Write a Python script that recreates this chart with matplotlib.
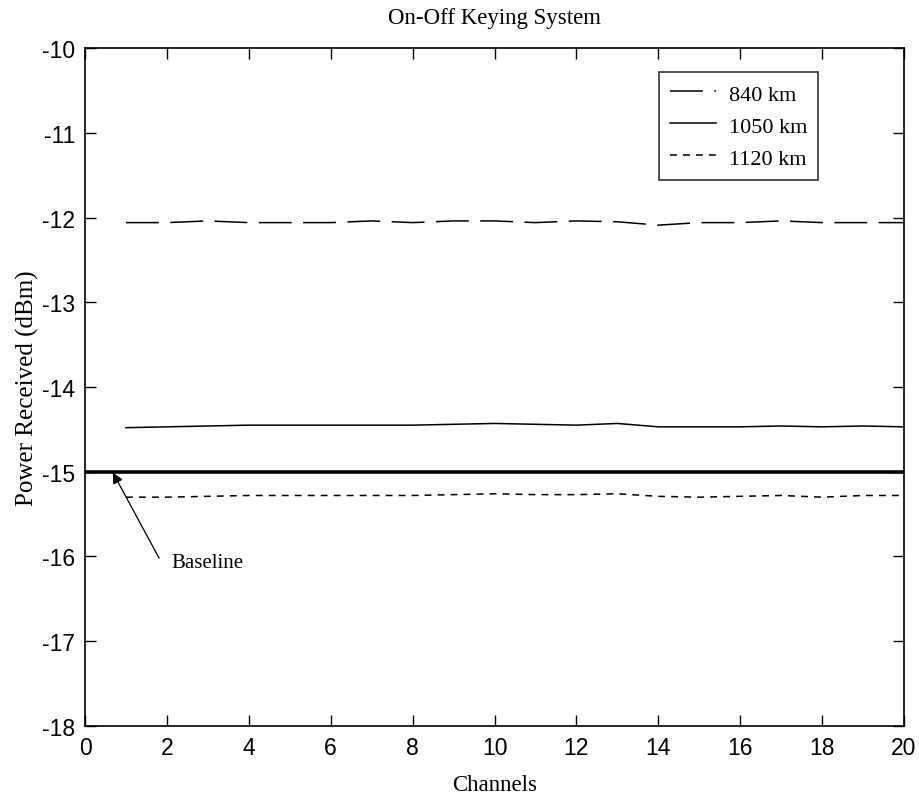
---
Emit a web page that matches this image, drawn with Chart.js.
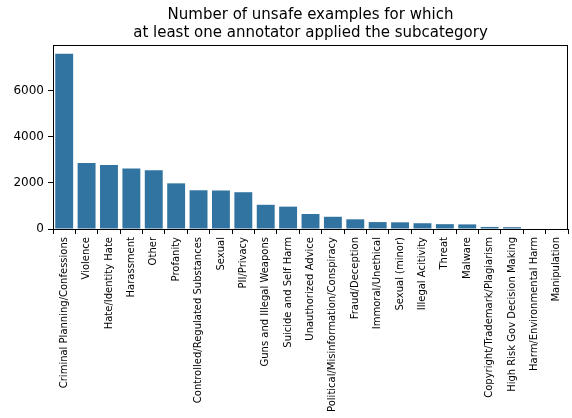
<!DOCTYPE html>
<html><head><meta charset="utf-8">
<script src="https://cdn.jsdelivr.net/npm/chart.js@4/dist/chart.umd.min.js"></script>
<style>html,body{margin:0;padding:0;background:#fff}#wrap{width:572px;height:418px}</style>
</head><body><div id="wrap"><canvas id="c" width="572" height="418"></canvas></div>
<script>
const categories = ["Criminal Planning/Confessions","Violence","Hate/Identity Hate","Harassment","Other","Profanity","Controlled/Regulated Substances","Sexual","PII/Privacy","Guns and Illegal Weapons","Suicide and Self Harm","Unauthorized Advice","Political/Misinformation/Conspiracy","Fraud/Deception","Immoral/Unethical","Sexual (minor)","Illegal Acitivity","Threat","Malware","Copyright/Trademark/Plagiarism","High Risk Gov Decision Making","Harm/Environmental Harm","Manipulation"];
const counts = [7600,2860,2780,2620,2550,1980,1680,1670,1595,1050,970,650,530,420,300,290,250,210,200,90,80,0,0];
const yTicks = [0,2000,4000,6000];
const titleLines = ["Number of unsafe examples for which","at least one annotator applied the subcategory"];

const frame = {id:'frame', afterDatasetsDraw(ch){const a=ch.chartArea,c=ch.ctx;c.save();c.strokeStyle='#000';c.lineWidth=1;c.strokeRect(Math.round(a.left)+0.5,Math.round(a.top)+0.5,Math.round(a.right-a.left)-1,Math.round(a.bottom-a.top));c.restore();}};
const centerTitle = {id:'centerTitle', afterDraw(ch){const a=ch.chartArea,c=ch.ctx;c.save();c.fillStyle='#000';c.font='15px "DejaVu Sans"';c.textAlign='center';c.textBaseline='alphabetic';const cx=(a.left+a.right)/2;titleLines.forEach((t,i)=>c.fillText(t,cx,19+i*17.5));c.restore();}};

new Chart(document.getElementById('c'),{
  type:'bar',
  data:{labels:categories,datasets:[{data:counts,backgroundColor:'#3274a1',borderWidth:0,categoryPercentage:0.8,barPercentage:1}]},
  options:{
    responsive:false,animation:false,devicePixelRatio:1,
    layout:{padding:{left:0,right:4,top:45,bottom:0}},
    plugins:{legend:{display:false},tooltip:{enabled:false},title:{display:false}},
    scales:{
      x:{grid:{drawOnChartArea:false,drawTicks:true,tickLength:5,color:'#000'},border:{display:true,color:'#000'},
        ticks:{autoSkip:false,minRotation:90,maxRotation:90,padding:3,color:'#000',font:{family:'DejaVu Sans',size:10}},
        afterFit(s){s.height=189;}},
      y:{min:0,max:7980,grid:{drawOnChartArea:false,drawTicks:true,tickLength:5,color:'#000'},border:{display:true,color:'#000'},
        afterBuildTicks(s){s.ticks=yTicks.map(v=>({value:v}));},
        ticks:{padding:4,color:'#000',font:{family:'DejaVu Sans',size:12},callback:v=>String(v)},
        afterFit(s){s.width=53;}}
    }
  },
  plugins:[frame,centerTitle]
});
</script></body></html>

> Do this:
Give the lines above again exactly, from the one containing "Emit a web page" to the one containing "of unsafe examples", both included, but leave out the pictures.

> Complete answer:
Emit a web page that matches this image, drawn with Chart.js.
<!DOCTYPE html>
<html><head><meta charset="utf-8">
<script src="https://cdn.jsdelivr.net/npm/chart.js@4/dist/chart.umd.min.js"></script>
<style>html,body{margin:0;padding:0;background:#fff}#wrap{width:572px;height:418px}</style>
</head><body><div id="wrap"><canvas id="c" width="572" height="418"></canvas></div>
<script>
const categories = ["Criminal Planning/Confessions","Violence","Hate/Identity Hate","Harassment","Other","Profanity","Controlled/Regulated Substances","Sexual","PII/Privacy","Guns and Illegal Weapons","Suicide and Self Harm","Unauthorized Advice","Political/Misinformation/Conspiracy","Fraud/Deception","Immoral/Unethical","Sexual (minor)","Illegal Acitivity","Threat","Malware","Copyright/Trademark/Plagiarism","High Risk Gov Decision Making","Harm/Environmental Harm","Manipulation"];
const counts = [7600,2860,2780,2620,2550,1980,1680,1670,1595,1050,970,650,530,420,300,290,250,210,200,90,80,0,0];
const yTicks = [0,2000,4000,6000];
const titleLines = ["Number of unsafe examples for which","at least one annotator applied the subcategory"];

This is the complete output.